A series of convective storms and a winter storm in the Northeast contributed to the first-half catastrophe losses that were 18.2 percent higher than in 2022, the APCIA said. Catastrophe losses accounted for 10.2 percentage points in the combined ratio for all lines, with the impact of catastrophes on homeowners and commercial property lines much greater.

US property-casualty insurers' statutory capital and surplus grew 8.1 percent during this year's first half, driven by a $63.7 billion increase in unrealized capital gains, primarily due to unsold equity investments, the APCIA said. That reversed a $101.8 billion net decrease in unrealized gains during the first half of 2022.

Despite that surplus growth, the aggregate value of $1.04 billion at June 30 remained below the industry's high-water mark of $1.05 billion at the end of 2021, the APCIA said, meaning that the industry has less capital and surplus per unit of risk exposure today than there was 18 months ago.

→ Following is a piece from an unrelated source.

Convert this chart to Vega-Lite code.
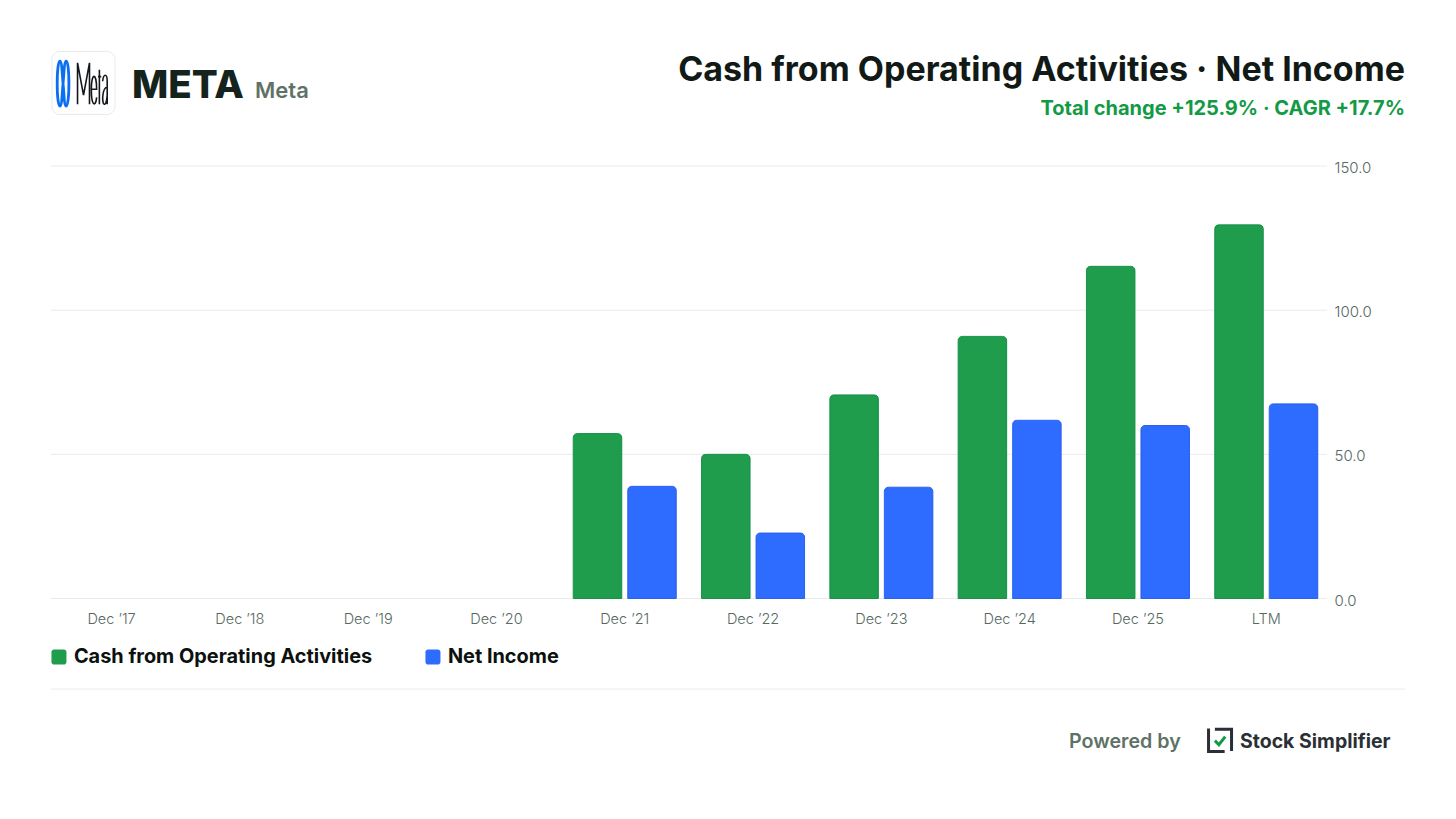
{
"$schema":"https://vega.github.io/schema/vega-lite/v6.json",
"width":1276,"height":432.5,
"autosize":{"type":"none"},
"padding":{"left":51,"top":166,"right":129,"bottom":220.5},
"background":"#ffffff",
"config":{"view":{"stroke":null},"font":"Inter"},
"resolve":{"scale":{"x":"independent"}},
"layer":[
{"data":{"values":[{"level":0},{"level":50},{"level":100},{"level":150}]},"mark":{"type":"rule","color":"#e9ecea","strokeWidth":1},
"encoding":{"x":{"datum":0,"type":"quantitative","scale":{"domain":[0,1],"range":[0,1276]},"axis":null},"x2":{"datum":1},"y":{"field":"level","type":"quantitative","title":null,"scale":{"domain":[0,150],"nice":false},
"axis":{"orient":"right","values":[0,50,100,150],"format":".1f","domain":false,"ticks":false,"grid":false,"labelFontSize":15,"labelColor":"#566860","labelPadding":7,"labelOffset":1.5,"labelFontWeight":300}}}},
{"data":{"values":[
{"period":"Dec ’21","metric":"Cash from Operating Activities","value":57.2},
{"period":"Dec ’21","metric":"Net Income","value":38.9},
{"period":"Dec ’22","metric":"Cash from Operating Activities","value":50.0},
{"period":"Dec ’22","metric":"Net Income","value":22.7},
{"period":"Dec ’23","metric":"Cash from Operating Activities","value":70.6},
{"period":"Dec ’23","metric":"Net Income","value":38.6},
{"period":"Dec ’24","metric":"Cash from Operating Activities","value":90.9},
{"period":"Dec ’24","metric":"Net Income","value":61.8},
{"period":"Dec ’25","metric":"Cash from Operating Activities","value":115.2},
{"period":"Dec ’25","metric":"Net Income","value":60.0},
{"period":"LTM","metric":"Cash from Operating Activities","value":129.6},
{"period":"LTM","metric":"Net Income","value":67.5}
]},
"mark":{"type":"bar","cornerRadiusTopLeft":4,"cornerRadiusTopRight":4,"strokeWidth":1},
"encoding":{
"x":{"field":"period","type":"nominal","title":null,
"scale":{"domain":["Dec ’17","Dec ’18","Dec ’19","Dec ’20","Dec ’21","Dec ’22","Dec ’23","Dec ’24","Dec ’25","LTM"],"range":[-3.6,1279.4],"paddingInner":0,"paddingOuter":0},
"axis":{"labelAngle":0,"domain":false,"ticks":false,"grid":false,"labelFontSize":14.5,"labelColor":"#566860","labelPadding":14,"labelFont":"Inter","labelFontWeight":300}},
"xOffset":{"field":"metric","type":"nominal","scale":{"domain":["Cash from Operating Activities","Net Income"],"paddingInner":0.11,"paddingOuter":0.232}},
"y":{"field":"value","type":"quantitative","title":null,
"scale":{"domain":[0,150],"nice":false},
"axis":{"orient":"right","values":[0,50,100,150],"format":".1f","domain":false,"ticks":false,"grid":false,"labelFontSize":15,"labelColor":"#566860","labelPadding":7,"labelOffset":1.5,"labelFontWeight":300}},
"color":{"field":"metric","type":"nominal","scale":{"domain":["Cash from Operating Activities","Net Income"],"range":["#1f9d4d","#2e6bff"]},
"legend":{"orient":"none","legendX":-2,"legendY":481,"direction":"horizontal","columns":2,"title":null,"labelFontSize":19.9,"labelFontWeight":700,"labelLimit":500,"labelColor":"#0c110e","labelFont":"Inter","symbolType":"M-0.65,-1H0.65A0.35,0.35 0 0 1 1,-0.65V0.65A0.35,0.35 0 0 1 0.65,1H-0.65A0.35,0.35 0 0 1 -1,0.65V-0.65A0.35,0.35 0 0 1 -0.65,-1Z","symbolSize":225,"symbolStrokeWidth":0,"symbolOpacity":1,"labelOffset":5,"columnPadding":50,"padding":0}},
"stroke":{"field":"metric","type":"nominal","scale":{"domain":["Cash from Operating Activities","Net Income"],"range":["#17924a","#2a62f0"]},"legend":null}
}},
{"layer":[
{"data":{"values":[{"t":"rule"}]},"mark":{"type":"rule","color":"#e9ecea","strokeWidth":1},
"encoding":{"x":{"datum":0,"type":"quantitative","scale":{"domain":[0,1],"range":[0,1354]},"axis":null},"x2":{"datum":1},"y":{"datum":-31.4,"type":"quantitative"}}},
{"data":{"values":[{"label":"Cash from Operating Activities · Net Income"}]},"mark":{"type":"text","align":"right","baseline":"middle","fontSize":34,"fontWeight":700,"color":"#111a16"},
"encoding":{"text":{"field":"label"},"x":{"datum":1,"type":"quantitative"},"y":{"datum":182.8,"type":"quantitative"}}},
{"data":{"values":[{"label":"Total change +125.9% · CAGR +17.7%"}]},"mark":{"type":"text","align":"right","baseline":"middle","fontSize":20,"fontWeight":700,"color":"#129a45"},
"encoding":{"text":{"field":"label"},"x":{"datum":1,"type":"quantitative"},"y":{"datum":169.6,"type":"quantitative"}}},
{"data":{"values":[{"label":"META"}]},"mark":{"type":"text","align":"left","baseline":"middle","fontSize":38.5,"fontWeight":800,"color":"#14231c"},
"encoding":{"text":{"field":"label"},"x":{"datum":0.0598,"type":"quantitative"},"y":{"datum":177.9,"type":"quantitative"}}},
{"data":{"values":[{"label":"Meta"}]},"mark":{"type":"text","align":"left","baseline":"middle","fontSize":22,"fontWeight":600,"color":"#5f7268"},
"encoding":{"text":{"field":"label"},"x":{"datum":0.1507,"type":"quantitative"},"y":{"datum":176.0,"type":"quantitative"}}},
{"data":{"values":[{"label":"Powered by"}]},"mark":{"type":"text","align":"left","baseline":"middle","fontSize":19.7,"fontWeight":600,"color":"#5f7268"},
"encoding":{"text":{"field":"label"},"x":{"datum":0.7518,"type":"quantitative"},"y":{"datum":-49.8,"type":"quantitative"}}},
{"data":{"values":[{"label":"Stock Simplifier"}]},"mark":{"type":"text","align":"left","baseline":"middle","fontSize":19.5,"fontWeight":700,"color":"#2b2f36"},
"encoding":{"text":{"field":"label"},"x":{"datum":0.8781,"type":"quantitative"},"y":{"datum":-49.6,"type":"quantitative"}}},
{"data":{"values":[{"t":"icon"}]},"mark":{"type":"point","shape":"M-1,-1V1H0.4M-0.45,-0.95H1V0.95","filled":false,"size":529,"stroke":"#2b2f36","strokeWidth":3,"opacity":1},
"encoding":{"x":{"datum":0.8634,"type":"quantitative"},"y":{"datum":-49.1,"type":"quantitative"}}},
{"data":{"values":[{"t":"check"}]},"mark":{"type":"point","shape":"M-0.45,0.05L-0.1,0.4L0.45,-0.3","filled":false,"size":529,"stroke":"#129a45","strokeWidth":3,"opacity":1},
"encoding":{"x":{"datum":0.8634,"type":"quantitative"},"y":{"datum":-49.1,"type":"quantitative"}}},
{"data":{"values":[{"t":"logo"}]},"mark":{"type":"point","shape":"M-0.75,-1H0.75A0.25,0.25 0 0 1 1,-0.75V0.75A0.25,0.25 0 0 1 0.75,1H-0.75A0.25,0.25 0 0 1 -1,0.75V-0.75A0.25,0.25 0 0 1 -0.75,-1Z","filled":false,"size":3969,"stroke":"#e8eaea","strokeWidth":1,"opacity":1},
"encoding":{"x":{"datum":0.0240,"type":"quantitative"},"y":{"datum":178.8,"type":"quantitative"}}},
{"data":{"values":[{"t":"infinity"}]},"mark":{"type":"point","shape":"M-0.14,-1C-0.3,-1 -0.3,1 -0.14,1C-0.05,1 -0.04,0.4 0,0C0.04,-0.4 0.05,-1 0.14,-1C0.3,-1 0.3,1 0.14,1C0.05,1 0.04,0.4 0,0C-0.04,-0.4 -0.05,-1 -0.14,-1Z","filled":false,"size":2025,"stroke":"#0a6ff0","strokeWidth":2.8,"opacity":1},
"encoding":{"x":{"datum":0.0089,"type":"quantitative"},"y":{"datum":178.6,"type":"quantitative"}}},
{"data":{"values":[{"t":"wordmark"}]},"mark":{"type":"point","shape":"M-0.63,0.9V-0.9L-0.37,0.5L-0.11,-0.9V0.9M-0.03,0.25H0.2C0.2,-0.5 -0.03,-0.5 -0.03,0.25C-0.03,1.05 0.17,1 0.2,0.6M0.32,-0.6V0.9M0.26,-0.3H0.4M0.46,-0.1C0.5,-0.45 0.66,-0.45 0.66,-0.1V0.9M0.66,0.15C0.42,0.2 0.42,0.95 0.55,0.9C0.62,0.88 0.66,0.6 0.66,0.5","filled":false,"size":2116,"stroke":"#14181c","strokeWidth":1.6,"opacity":1},
"encoding":{"x":{"datum":0.0303,"type":"quantitative"},"y":{"datum":178.6,"type":"quantitative"}}}
]}
]
}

"While the aggregate industry balance sheet is strong enough to meet its contractual commitments and obligations to consumers and businesses, the ever-increasing challenges from claims cost and expense increases, extreme weather events, legal system abuse, and ongoing regulatory resistance to rate adequacy in a few jurisdictions, continue to have significant negative financial consequences for insurers," Robert Gordon, senior vice president, policy, research, and international for the APCIA, said in a statement.